>> Start Data supplied

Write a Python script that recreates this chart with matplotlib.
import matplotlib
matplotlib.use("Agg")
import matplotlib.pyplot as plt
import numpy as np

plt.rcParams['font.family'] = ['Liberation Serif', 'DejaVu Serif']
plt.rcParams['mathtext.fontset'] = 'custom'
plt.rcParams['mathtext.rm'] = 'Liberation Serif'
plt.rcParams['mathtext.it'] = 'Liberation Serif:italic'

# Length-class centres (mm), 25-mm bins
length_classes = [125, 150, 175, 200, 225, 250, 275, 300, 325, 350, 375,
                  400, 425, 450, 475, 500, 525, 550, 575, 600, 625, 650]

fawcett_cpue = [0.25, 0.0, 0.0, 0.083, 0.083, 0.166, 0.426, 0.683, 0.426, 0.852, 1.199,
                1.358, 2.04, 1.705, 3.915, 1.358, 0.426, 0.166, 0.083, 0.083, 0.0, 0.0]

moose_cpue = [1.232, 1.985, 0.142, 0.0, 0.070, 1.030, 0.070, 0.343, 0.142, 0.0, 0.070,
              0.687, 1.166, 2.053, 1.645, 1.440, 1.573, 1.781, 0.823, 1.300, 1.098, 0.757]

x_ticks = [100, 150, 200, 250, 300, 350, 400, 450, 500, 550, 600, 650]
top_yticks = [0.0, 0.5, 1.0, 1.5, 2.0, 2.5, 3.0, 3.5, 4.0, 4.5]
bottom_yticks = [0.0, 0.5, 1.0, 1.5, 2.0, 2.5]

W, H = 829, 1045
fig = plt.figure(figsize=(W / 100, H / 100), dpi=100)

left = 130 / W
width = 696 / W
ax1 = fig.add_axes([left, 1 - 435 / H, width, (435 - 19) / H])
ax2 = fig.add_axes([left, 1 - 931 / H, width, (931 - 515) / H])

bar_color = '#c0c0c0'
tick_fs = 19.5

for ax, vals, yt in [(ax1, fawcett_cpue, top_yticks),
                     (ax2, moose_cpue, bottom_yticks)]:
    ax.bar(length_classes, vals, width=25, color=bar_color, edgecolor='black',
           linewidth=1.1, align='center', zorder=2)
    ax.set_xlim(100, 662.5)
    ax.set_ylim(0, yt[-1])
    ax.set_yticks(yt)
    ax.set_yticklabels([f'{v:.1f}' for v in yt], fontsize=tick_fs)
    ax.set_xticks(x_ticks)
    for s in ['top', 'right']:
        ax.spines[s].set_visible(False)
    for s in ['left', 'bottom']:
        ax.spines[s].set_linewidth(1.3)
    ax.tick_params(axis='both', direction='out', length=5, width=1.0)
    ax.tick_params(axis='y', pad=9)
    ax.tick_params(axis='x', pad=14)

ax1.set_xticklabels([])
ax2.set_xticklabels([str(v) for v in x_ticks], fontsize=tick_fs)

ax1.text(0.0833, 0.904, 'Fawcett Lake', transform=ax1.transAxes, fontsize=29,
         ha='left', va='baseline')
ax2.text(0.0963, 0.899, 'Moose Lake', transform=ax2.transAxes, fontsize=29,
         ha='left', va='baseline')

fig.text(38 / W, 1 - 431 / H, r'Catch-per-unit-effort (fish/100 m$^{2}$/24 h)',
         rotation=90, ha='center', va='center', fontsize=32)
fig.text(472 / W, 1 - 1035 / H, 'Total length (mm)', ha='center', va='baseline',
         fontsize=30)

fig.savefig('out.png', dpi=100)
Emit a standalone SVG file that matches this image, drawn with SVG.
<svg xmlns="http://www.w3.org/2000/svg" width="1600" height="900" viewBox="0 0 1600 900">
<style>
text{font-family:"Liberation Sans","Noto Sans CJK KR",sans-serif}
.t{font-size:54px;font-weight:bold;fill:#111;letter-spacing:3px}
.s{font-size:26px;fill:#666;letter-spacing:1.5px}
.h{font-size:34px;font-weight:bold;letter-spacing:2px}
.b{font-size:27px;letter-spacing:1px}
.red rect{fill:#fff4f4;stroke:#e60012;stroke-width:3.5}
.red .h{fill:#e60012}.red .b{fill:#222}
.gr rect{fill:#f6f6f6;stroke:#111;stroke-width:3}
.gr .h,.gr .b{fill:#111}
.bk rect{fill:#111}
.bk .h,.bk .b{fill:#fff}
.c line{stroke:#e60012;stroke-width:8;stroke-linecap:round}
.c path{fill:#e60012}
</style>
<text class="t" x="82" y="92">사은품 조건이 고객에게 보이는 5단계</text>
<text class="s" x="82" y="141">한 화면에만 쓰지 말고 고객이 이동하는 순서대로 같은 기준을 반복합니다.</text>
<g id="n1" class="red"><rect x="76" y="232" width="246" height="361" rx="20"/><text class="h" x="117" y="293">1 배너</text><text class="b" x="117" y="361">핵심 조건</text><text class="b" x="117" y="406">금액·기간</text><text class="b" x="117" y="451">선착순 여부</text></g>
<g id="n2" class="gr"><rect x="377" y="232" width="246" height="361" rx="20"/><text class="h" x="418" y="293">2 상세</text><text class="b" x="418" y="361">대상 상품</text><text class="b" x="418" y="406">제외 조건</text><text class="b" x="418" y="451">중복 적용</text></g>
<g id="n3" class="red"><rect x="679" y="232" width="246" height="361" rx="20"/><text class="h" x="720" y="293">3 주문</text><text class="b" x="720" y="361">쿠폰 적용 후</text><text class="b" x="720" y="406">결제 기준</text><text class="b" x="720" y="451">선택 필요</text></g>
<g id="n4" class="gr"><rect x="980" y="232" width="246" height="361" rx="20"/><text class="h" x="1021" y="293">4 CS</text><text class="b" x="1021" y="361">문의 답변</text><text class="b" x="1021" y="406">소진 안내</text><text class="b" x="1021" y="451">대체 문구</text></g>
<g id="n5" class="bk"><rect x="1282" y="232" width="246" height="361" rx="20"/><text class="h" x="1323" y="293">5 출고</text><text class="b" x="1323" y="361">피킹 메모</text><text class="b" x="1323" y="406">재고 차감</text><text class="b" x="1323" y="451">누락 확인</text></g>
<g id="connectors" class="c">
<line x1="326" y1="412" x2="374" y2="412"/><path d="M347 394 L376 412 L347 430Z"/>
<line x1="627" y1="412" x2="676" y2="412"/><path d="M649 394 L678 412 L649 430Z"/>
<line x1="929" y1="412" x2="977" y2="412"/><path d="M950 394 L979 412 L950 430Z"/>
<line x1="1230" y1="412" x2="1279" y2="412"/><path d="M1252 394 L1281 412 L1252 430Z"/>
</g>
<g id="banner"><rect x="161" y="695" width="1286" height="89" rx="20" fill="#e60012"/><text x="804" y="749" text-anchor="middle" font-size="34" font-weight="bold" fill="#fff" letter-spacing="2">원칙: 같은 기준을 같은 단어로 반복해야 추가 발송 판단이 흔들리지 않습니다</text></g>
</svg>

>> End Data supplied

Problem details
Return the listing above in its exact form.

Expected answer
Write a Python script that recreates this chart with matplotlib.
import matplotlib
matplotlib.use("Agg")
import matplotlib.pyplot as plt
import numpy as np

plt.rcParams['font.family'] = ['Liberation Serif', 'DejaVu Serif']
plt.rcParams['mathtext.fontset'] = 'custom'
plt.rcParams['mathtext.rm'] = 'Liberation Serif'
plt.rcParams['mathtext.it'] = 'Liberation Serif:italic'

# Length-class centres (mm), 25-mm bins
length_classes = [125, 150, 175, 200, 225, 250, 275, 300, 325, 350, 375,
                  400, 425, 450, 475, 500, 525, 550, 575, 600, 625, 650]

fawcett_cpue = [0.25, 0.0, 0.0, 0.083, 0.083, 0.166, 0.426, 0.683, 0.426, 0.852, 1.199,
                1.358, 2.04, 1.705, 3.915, 1.358, 0.426, 0.166, 0.083, 0.083, 0.0, 0.0]

moose_cpue = [1.232, 1.985, 0.142, 0.0, 0.070, 1.030, 0.070, 0.343, 0.142, 0.0, 0.070,
              0.687, 1.166, 2.053, 1.645, 1.440, 1.573, 1.781, 0.823, 1.300, 1.098, 0.757]

x_ticks = [100, 150, 200, 250, 300, 350, 400, 450, 500, 550, 600, 650]
top_yticks = [0.0, 0.5, 1.0, 1.5, 2.0, 2.5, 3.0, 3.5, 4.0, 4.5]
bottom_yticks = [0.0, 0.5, 1.0, 1.5, 2.0, 2.5]

W, H = 829, 1045
fig = plt.figure(figsize=(W / 100, H / 100), dpi=100)

left = 130 / W
width = 696 / W
ax1 = fig.add_axes([left, 1 - 435 / H, width, (435 - 19) / H])
ax2 = fig.add_axes([left, 1 - 931 / H, width, (931 - 515) / H])

bar_color = '#c0c0c0'
tick_fs = 19.5

for ax, vals, yt in [(ax1, fawcett_cpue, top_yticks),
                     (ax2, moose_cpue, bottom_yticks)]:
    ax.bar(length_classes, vals, width=25, color=bar_color, edgecolor='black',
           linewidth=1.1, align='center', zorder=2)
    ax.set_xlim(100, 662.5)
    ax.set_ylim(0, yt[-1])
    ax.set_yticks(yt)
    ax.set_yticklabels([f'{v:.1f}' for v in yt], fontsize=tick_fs)
    ax.set_xticks(x_ticks)
    for s in ['top', 'right']:
        ax.spines[s].set_visible(False)
    for s in ['left', 'bottom']:
        ax.spines[s].set_linewidth(1.3)
    ax.tick_params(axis='both', direction='out', length=5, width=1.0)
    ax.tick_params(axis='y', pad=9)
    ax.tick_params(axis='x', pad=14)

ax1.set_xticklabels([])
ax2.set_xticklabels([str(v) for v in x_ticks], fontsize=tick_fs)

ax1.text(0.0833, 0.904, 'Fawcett Lake', transform=ax1.transAxes, fontsize=29,
         ha='left', va='baseline')
ax2.text(0.0963, 0.899, 'Moose Lake', transform=ax2.transAxes, fontsize=29,
         ha='left', va='baseline')

fig.text(38 / W, 1 - 431 / H, r'Catch-per-unit-effort (fish/100 m$^{2}$/24 h)',
         rotation=90, ha='center', va='center', fontsize=32)
fig.text(472 / W, 1 - 1035 / H, 'Total length (mm)', ha='center', va='baseline',
         fontsize=30)

fig.savefig('out.png', dpi=100)
Emit a standalone SVG file that matches this image, drawn with SVG.
<svg xmlns="http://www.w3.org/2000/svg" width="1600" height="900" viewBox="0 0 1600 900">
<style>
text{font-family:"Liberation Sans","Noto Sans CJK KR",sans-serif}
.t{font-size:54px;font-weight:bold;fill:#111;letter-spacing:3px}
.s{font-size:26px;fill:#666;letter-spacing:1.5px}
.h{font-size:34px;font-weight:bold;letter-spacing:2px}
.b{font-size:27px;letter-spacing:1px}
.red rect{fill:#fff4f4;stroke:#e60012;stroke-width:3.5}
.red .h{fill:#e60012}.red .b{fill:#222}
.gr rect{fill:#f6f6f6;stroke:#111;stroke-width:3}
.gr .h,.gr .b{fill:#111}
.bk rect{fill:#111}
.bk .h,.bk .b{fill:#fff}
.c line{stroke:#e60012;stroke-width:8;stroke-linecap:round}
.c path{fill:#e60012}
</style>
<text class="t" x="82" y="92">사은품 조건이 고객에게 보이는 5단계</text>
<text class="s" x="82" y="141">한 화면에만 쓰지 말고 고객이 이동하는 순서대로 같은 기준을 반복합니다.</text>
<g id="n1" class="red"><rect x="76" y="232" width="246" height="361" rx="20"/><text class="h" x="117" y="293">1 배너</text><text class="b" x="117" y="361">핵심 조건</text><text class="b" x="117" y="406">금액·기간</text><text class="b" x="117" y="451">선착순 여부</text></g>
<g id="n2" class="gr"><rect x="377" y="232" width="246" height="361" rx="20"/><text class="h" x="418" y="293">2 상세</text><text class="b" x="418" y="361">대상 상품</text><text class="b" x="418" y="406">제외 조건</text><text class="b" x="418" y="451">중복 적용</text></g>
<g id="n3" class="red"><rect x="679" y="232" width="246" height="361" rx="20"/><text class="h" x="720" y="293">3 주문</text><text class="b" x="720" y="361">쿠폰 적용 후</text><text class="b" x="720" y="406">결제 기준</text><text class="b" x="720" y="451">선택 필요</text></g>
<g id="n4" class="gr"><rect x="980" y="232" width="246" height="361" rx="20"/><text class="h" x="1021" y="293">4 CS</text><text class="b" x="1021" y="361">문의 답변</text><text class="b" x="1021" y="406">소진 안내</text><text class="b" x="1021" y="451">대체 문구</text></g>
<g id="n5" class="bk"><rect x="1282" y="232" width="246" height="361" rx="20"/><text class="h" x="1323" y="293">5 출고</text><text class="b" x="1323" y="361">피킹 메모</text><text class="b" x="1323" y="406">재고 차감</text><text class="b" x="1323" y="451">누락 확인</text></g>
<g id="connectors" class="c">
<line x1="326" y1="412" x2="374" y2="412"/><path d="M347 394 L376 412 L347 430Z"/>
<line x1="627" y1="412" x2="676" y2="412"/><path d="M649 394 L678 412 L649 430Z"/>
<line x1="929" y1="412" x2="977" y2="412"/><path d="M950 394 L979 412 L950 430Z"/>
<line x1="1230" y1="412" x2="1279" y2="412"/><path d="M1252 394 L1281 412 L1252 430Z"/>
</g>
<g id="banner"><rect x="161" y="695" width="1286" height="89" rx="20" fill="#e60012"/><text x="804" y="749" text-anchor="middle" font-size="34" font-weight="bold" fill="#fff" letter-spacing="2">원칙: 같은 기준을 같은 단어로 반복해야 추가 발송 판단이 흔들리지 않습니다</text></g>
</svg>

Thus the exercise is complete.